How do you manage the apparent contradicion between the immediate profit of some sectors of the corporate world and the pathway towards sustainability?
The Paris agreements are about change. Everything has to change. The way we produce, manufacture, consume... Our daily choices need to change. And any change will create a kind of resistance, but also an effect. I can understand that it's not easy for every sector to agree with the global transformation we are asking them to do; and that's why we've been speaking about a long term strategy.
Any kind of plan should be accompanied by social measures, incentives... Things change, and we adapt ourselves to them. The jobs we knew 20 years ago are not the jobs of today, and the jobs of today are not the ones of tomorrow. Governments need to be prospective, they need to anticipate the production of tomorrow. They have at their hands the possibility to incentivize, to build new capacities and adapt them to the market. Regulators have many tools at their disposal, and they have to use them.
"If the south cannot fight climate change, the people in the north will suffer the consequences of that failure"
These changes are possible – they have a cost, but the governments have the tools to deal with that cost. Let me give you an example: in Morocco we lived with subsidies for fossile fuel for decades. But then we understood those were not in the interest of the state's budget nor were they sustainable. So we decided to cut the subsidies. It had a social cost, and our government thought about how to bay back these social costs to citizens.
The public sector seems to have a very big role in this transition.
The state has a very important role to play: to design the right policies, to send the right signals to allow the global transformation. But the private sector is the reservoir of investment and innovation. And it has shown it's more advanced than the state. The private sector has shown that it's ready, by invention, by capacities and investments. And what we need is an alliance between the private sector, th state, finances... IF we come together, I think we can do it.

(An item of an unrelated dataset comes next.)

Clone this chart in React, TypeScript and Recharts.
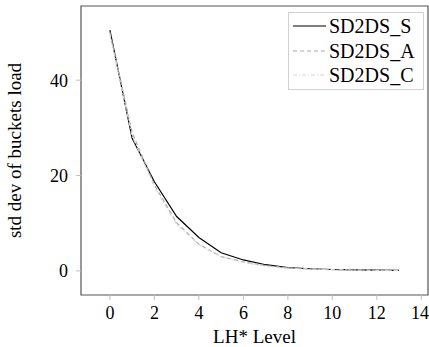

But as of now, we are not investing in innovation, not incentivizing the private sector, we are not compensating their losses, and we don't have enough money internationally investied in the fight against climate change. The Paris Agreements promised 100bn dollars each year from 2020, and as of now we've not reached that amount. That money could be obtained by taxing carbon – not taxing you and I for driving our cars, but taxing the producer of the fossile fuels. With that , we should have enough money to cover for the transition. And also to invest in the south – because if the south cannot fight climate change, the people in the north will suffer the consequences of that failure.
What policies are at the core of institutional climate action?
Fiscal policies are the core, I would say. Any country can translate its vision through its INDCs, but those shouls not be designed from the top. They should be designed from the bottom up. We should review the way we are designing those INDCs, because then we will realize that political ambition is still very low compare to what is needed. If we think about local contribution, territories are responsible for 80% of the decisions around climate action. Territories are the reservoir of good practices, expertise, and financial capabilities. If we build the general INDCs as an aggregation of all the local INDCs in the country, we can increase the ambition within the national contributions.